The warning was issued after a delegation of hospital directors told the ministry that they are not in a position to run hospitals any more. The delegation comprised of directors of major public hospitals of the capital and from outside the valley. They complained that their hospitals lacked essential drugs as well as fuel to run ambulances and hospital generators and other drugs to sterilize medical accessories."The delegation of doctors told us that they are not in a position to run hospitals any longer," Mahendra Bahadur Shrestha, chief of Planning Division at the MoHP, said. The delegation had also met with Minister for Health and Population Ram Janam Chaudhary to draw his attention about the burning problems the hospitals have been facing.
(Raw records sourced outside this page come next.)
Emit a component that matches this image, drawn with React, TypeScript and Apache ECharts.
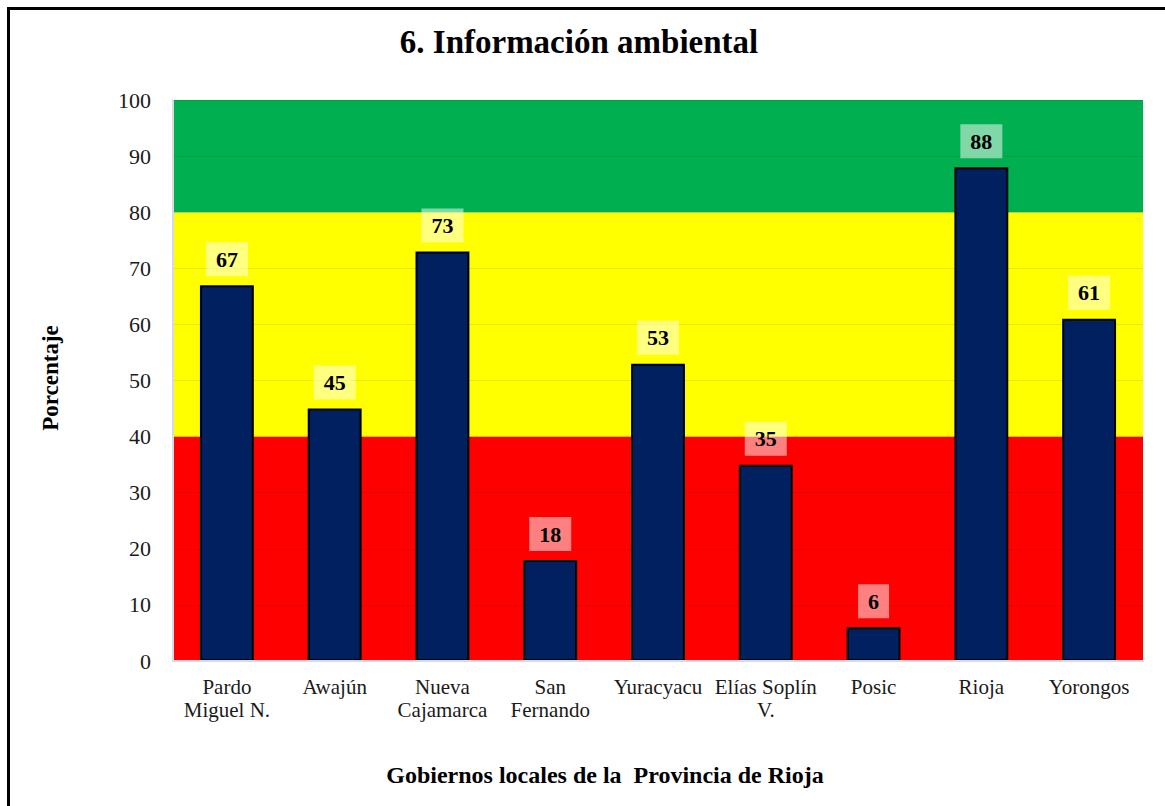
import React, { useEffect, useRef } from "react";
import * as echarts from "echarts";

const categories = [
  "Pardo\nMiguel N.",
  "Awajún",
  "Nueva\nCajamarca",
  "San\nFernando",
  "Yuracyacu",
  "Elías Soplín\nV.",
  "Posic",
  "Rioja",
  "Yorongos",
];
const values = [67, 45, 73, 18, 53, 35, 6, 88, 61];
const bands = [
  { from: 0, to: 40, color: "#FF0000" },
  { from: 40, to: 80, color: "#FFFF00" },
  { from: 80, to: 100, color: "#00B050" },
];
const titleText = "6. Información ambiental";
const yName = "Porcentaje";
const xName = "Gobiernos locales de la  Provincia de Rioja";

const FONT = "Liberation Serif";

export default function App() {
  const ref = useRef<HTMLDivElement>(null);
  useEffect(() => {
    if (!ref.current) return;
    const chart = echarts.init(ref.current, undefined, { renderer: "svg" });
    chart.setOption({
      animation: false,
      backgroundColor: "#ffffff",
      textStyle: { fontFamily: FONT },
      grid: { left: 173, right: 22, top: 100, bottom: 145 },
      graphic: [
        {
          type: "rect",
          shape: { x: 8.5, y: 8.5, width: 1300, height: 1000 },
          style: { fill: "none", stroke: "#000", lineWidth: 3 },
          silent: true,
          z: 100,
        },
        {
          type: "text",
          x: 579,
          y: 42,
          style: {
            text: titleText,
            fontFamily: FONT,
            fontWeight: "bold",
            fontSize: 33,
            fill: "#000",
            align: "center",
            verticalAlign: "middle",
          },
        },
        {
          type: "text",
          x: 50,
          y: 378,
          rotation: Math.PI / 2,
          style: {
            text: yName,
            fontFamily: FONT,
            fontWeight: "bold",
            fontSize: 23,
            fill: "#000",
            align: "center",
            verticalAlign: "middle",
          },
        },
        {
          type: "text",
          x: 605,
          y: 775,
          style: {
            text: xName,
            fontFamily: FONT,
            fontWeight: "bold",
            fontSize: 24,
            fill: "#000",
            align: "center",
            verticalAlign: "middle",
          },
        },
      ],
      xAxis: {
        type: "category",
        data: categories,
        axisLine: { show: true, lineStyle: { color: "#d6dce5", width: 2 } },
        axisTick: { show: false },
        axisLabel: {
          fontFamily: FONT,
          fontSize: 21,
          color: "#1a1a1a",
          lineHeight: 23,
          margin: 14,
          interval: 0,
        },
        z: 5,
      },
      yAxis: {
        type: "value",
        min: 0,
        max: 100,
        interval: 10,
        z: 1.5,
        axisLine: { show: true, lineStyle: { color: "#d6dce5", width: 2 } },
        axisTick: { show: false },
        axisLabel: {
          fontFamily: FONT,
          fontSize: 22,
          color: "#1a1a1a",
          margin: 22,
        },
        splitLine: { show: true, lineStyle: { color: "rgba(0,0,0,0.08)", width: 1 } },
      },
      series: [
        {
          type: "bar",
          data: values,
          barWidth: "50%",
          z: 3,
          itemStyle: { color: "#002060", borderColor: "#000", borderWidth: 2 },
          label: {
            show: true,
            position: "top",
            distance: 9,
            fontFamily: FONT,
            fontWeight: "bold",
            fontSize: 22,
            color: "#000",
            backgroundColor: "rgba(255,255,255,0.5)",
            padding: [6, 10, 6, 10],
          },
          markArea: {
            silent: true,
            z: 1,
            data: bands.map((b) => [
              { yAxis: b.from, itemStyle: { color: b.color, opacity: 1 } },
              { yAxis: b.to },
            ]),
          },
        },
      ],
    });
    return () => chart.dispose();
  }, []);
  return (
    <div
      ref={ref}
      style={{ position: "fixed", left: 0, top: 0, width: 1165, height: 806 }}
    />
  );
}
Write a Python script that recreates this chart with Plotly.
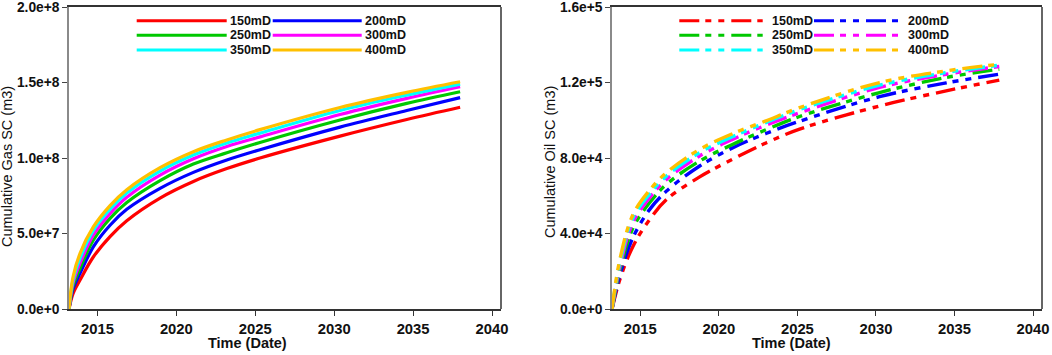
import plotly.graph_objects as go

# ---------------- data ----------------
labels = ["150mD", "200mD", "250mD", "300mD", "350mD", "400mD"]
colors = ["#ff0000", "#0000ff", "#00c800", "#ff00ff", "#00ffff", "#ffc000"]

t_gas = [2013.2, 2013.45, 2013.9, 2014.75, 2015.8, 2016.86, 2018.97,
         2021.08, 2023.2, 2025.3, 2030.37, 2034.6, 2037.98]
gas_150 = [0, 1.0e7, 1.92e7, 3.46e7, 4.8e7, 5.85e7, 7.35e7, 8.45e7, 9.3e7, 1.0e8, 1.145e8, 1.255e8, 1.336e8]
gas_200 = [0, 1.3e7, 2.36e7, 4.13e7, 5.55e7, 6.6e7, 7.99e7, 9.05e7, 9.87e7, 1.055e8, 1.205e8, 1.315e8, 1.40e8]
gas_250 = [0, 1.5e7, 2.7e7, 4.57e7, 6.0e7, 7.05e7, 8.5e7, 9.6e7, 1.035e8, 1.103e8, 1.252e8, 1.362e8, 1.439e8]
gas_300 = [0, 1.7e7, 3.03e7, 4.9e7, 6.32e7, 7.4e7, 8.87e7, 9.95e7, 1.076e8, 1.14e8, 1.288e8, 1.395e8, 1.472e8]
gas_350 = [0, 1.9e7, 3.36e7, 5.23e7, 6.62e7, 7.68e7, 9.14e7, 1.02e8, 1.1e8, 1.165e8, 1.315e8, 1.417e8, 1.49e8]
gas_400 = [0, 2.1e7, 3.69e7, 5.45e7, 6.85e7, 7.9e7, 9.36e7, 1.042e8, 1.12e8, 1.188e8, 1.335e8, 1.435e8, 1.505e8]

t_oil = [2013.2, 2013.7, 2014.54, 2015.6, 2016.67, 2018.78, 2020.9,
         2023.0, 2025.14, 2030.23, 2034.47, 2037.85]
oil_150 = [0, 1.57e4, 3.33e4, 4.75e4, 5.8e4, 7.0e4, 7.95e4, 8.8e4, 9.53e4, 1.076e5, 1.156e5, 1.213e5]
oil_200 = [0, 1.8e4, 3.8e4, 5.28e4, 6.25e4, 7.58e4, 8.55e4, 9.3e4, 9.95e4, 1.125e5, 1.198e5, 1.244e5]
oil_250 = [0, 2.05e4, 4.3e4, 5.64e4, 6.61e4, 7.84e4, 8.73e4, 9.5e4, 1.02e5, 1.147e5, 1.227e5, 1.271e5]
oil_300 = [0, 2.25e4, 4.6e4, 5.9e4, 6.87e4, 8.11e4, 9.0e4, 9.74e4, 1.04e5, 1.174e5, 1.244e5, 1.285e5]
oil_350 = [0, 2.45e4, 4.84e4, 6.1e4, 7.05e4, 8.29e4, 9.14e4, 9.88e4, 1.057e5, 1.186e5, 1.253e5, 1.292e5]
oil_400 = [0, 2.63e4, 5.01e4, 6.3e4, 7.23e4, 8.46e4, 9.3e4, 9.97e4, 1.067e5, 1.2e5, 1.262e5, 1.297e5]

x_ticks = [2015, 2020, 2025, 2030, 2035, 2040]
gas_ticks = [0, 5e7, 1e8, 1.5e8, 2e8]
gas_ticktext = ["0.0e+0", "5.0e+7", "1.0e+8", "1.5e+8", "2.0e+8"]
oil_ticks = [0, 4e4, 8e4, 1.2e5, 1.6e5]
oil_ticktext = ["0.0e+0", "4.0e+4", "8.0e+4", "1.2e+5", "1.6e+5"]

gas_series = [gas_150, gas_200, gas_250, gas_300, gas_350, gas_400]
oil_series = [oil_150, oil_200, oil_250, oil_300, oil_350, oil_400]

# ---------------- figure ----------------
W, H = 1052, 355
FONT = "Liberation Sans, Arial, sans-serif"
DASH = "20px,6px,6px,7px,6px,7px"


def px(x):
    return x / W


def py(y):
    return (H - y) / H


fig = go.Figure()

for lab, col, ys in zip(labels, colors, gas_series):
    fig.add_trace(go.Scatter(x=t_gas, y=ys, mode="lines", name=lab,
                             line=dict(color=col, width=3.2, shape="spline", smoothing=1.0),
                             xaxis="x", yaxis="y", showlegend=False))
for lab, col, ys in zip(labels, colors, oil_series):
    fig.add_trace(go.Scatter(x=t_oil, y=ys, mode="lines", name=lab,
                             line=dict(color=col, width=3.4, shape="spline", smoothing=1.0, dash=DASH),
                             xaxis="x2", yaxis="y2", showlegend=False))

xcommon = dict(range=[2013.2, 2040.57], tickvals=x_ticks, ticks="outside", ticklen=5,
               tickcolor="#333", showline=True, mirror=True, linecolor="#333", linewidth=1.5,
               showgrid=False, zeroline=False, ticklabeloverflow="allow", automargin=False,
               tickfont=dict(family=FONT, size=14.8, color="#111", weight="bold"))
ycommon = dict(ticks="outside", ticklen=5, tickcolor="#444", showline=True,
               linecolor="#8a8a8a", linewidth=1.5, showgrid=False, zeroline=False,
               ticklabeloverflow="allow", automargin=False,
               tickfont=dict(family=FONT, size=13.8, color="#111", weight="bold"))

ydom = [py(309), py(7)]
fig.update_layout(
    width=W, height=H, margin=dict(l=0, r=0, t=0, b=0, autoexpand=False),
    paper_bgcolor="white", plot_bgcolor="white",
    xaxis=dict(domain=[px(69), px(501)], anchor="y", **xcommon),
    yaxis=dict(domain=ydom, anchor="x", range=[0, 2.0005e8], tickvals=gas_ticks,
               ticktext=gas_ticktext, **ycommon),
    xaxis2=dict(domain=[px(612), px(1042)], anchor="y2", **xcommon),
    yaxis2=dict(domain=ydom, anchor="x2", range=[0, 1.6004e5], tickvals=oil_ticks,
                ticktext=oil_ticktext, **ycommon),
)

shapes = []
annotations = []
# right frame borders (dark)
for xr in ["x domain", "x2 domain"]:
    yr = "y domain" if xr == "x domain" else "y2 domain"
    shapes.append(dict(type="line", xref=xr, yref=yr, x0=1, x1=1, y0=0, y1=1,
                       line=dict(color="#333", width=1.5)))

# custom legends
rows = [20.7, 35.3, 50.0]
leg_left = [(136.7, 226.7, 228), (272.7, 361.7, 362.5)]
leg_right = [(679.3, 762.7, 770), (814, 900, 906)]
for i, (lab, col) in enumerate(zip(labels, colors)):
    r, c = divmod(i, 2)
    yrow = rows[r]
    for cols, dash, wid in [(leg_left, "solid", 3), (leg_right, DASH, 3)]:
        x0, x1, xt = cols[c]
        shapes.append(dict(type="line", xref="paper", yref="paper",
                           x0=px(x0), x1=px(x1), y0=py(yrow), y1=py(yrow),
                           line=dict(color=col, width=wid, dash=dash)))
        annotations.append(dict(text=lab, xref="paper", yref="paper", x=px(xt), y=py(yrow),
                                xanchor="left", yanchor="middle", showarrow=False,
                                font=dict(family=FONT, size=12.5, color="#111", weight="bold")))

# axis titles
annotations += [
    dict(text="Time (Date)", xref="paper", yref="paper", x=px(247), y=py(343),
         xanchor="center", yanchor="middle", showarrow=False,
         font=dict(family=FONT, size=14.5, color="#111", weight="bold")),
    dict(text="Time (Date)", xref="paper", yref="paper", x=px(791), y=py(343),
         xanchor="center", yanchor="middle", showarrow=False,
         font=dict(family=FONT, size=14.5, color="#111", weight="bold")),
    dict(text="Cumulative Gas SC (m3)", xref="paper", yref="paper", x=px(7), y=py(167),
         xanchor="center", yanchor="middle", showarrow=False, textangle=-90,
         font=dict(family=FONT, size=14.5, color="#111")),
    dict(text="Cumulative Oil SC (m3)", xref="paper", yref="paper", x=px(550), y=py(162),
         xanchor="center", yanchor="middle", showarrow=False, textangle=-90,
         font=dict(family=FONT, size=14.5, color="#111")),
]

fig.update_layout(shapes=shapes, annotations=annotations)
fig.write_html("out.html", config={"displayModeBar": False},
               post_script="document.body.style.margin='0px';")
With temperature sliding further down, the number of patients suffering from cold-related ailments like asthma and pneumonia has gone up in hospitals, which have been plagued by power outage. Each hospital needs 60 liters of diesel to run generator but the Nepal Oil Corporation (NOC) has been not been able to deliver fuel as per the demand.
"Directors of various hospitals complained that they are tired of running to various government agencies for recommendations for fuel," added Shrestha. They have expressed worries of spreading deadly diseases in the wards as they lacked drugs to sterilized medical accessories.
According to Shrestha, the MoHP has taken the complaints of hospital directors seriously. He said that health minister Chaudhary and secretary at the MoHP Shanta Bahadur Shrestha are serious about the problems the hospitals have been facing. Secretary Shrestha had met with Chief Secretary Som Lal Subedi on Monday asking him to give first priority to the health sector.
"We know that students have been deprived of education for over three months, development works have been halted, people have been deprived of essential goods and inflation has soared," said Shrestha, adding that people might compromise on those things but cannot compromise on health issue.
Meanwhile, Secretary Shrestha said that he has called a meeting of representatives of the Ministry of Commerce and Supplies (MoCS), representatives of the NOC and Nepal Electricity Authority (NEA) on Tuesday to discuss about the ways to sort out the problems that the hospital have been encountering for over two and half months.
"We are very serious toward the problems the hospitals have been facing and are trying our best to resolve them at the earliest," said Secretary Shrestha. He hoped that the concerned government agencies will give priority to ease the woes faced by the hospitals as the chief secretary has also directed them put the issue on top priority.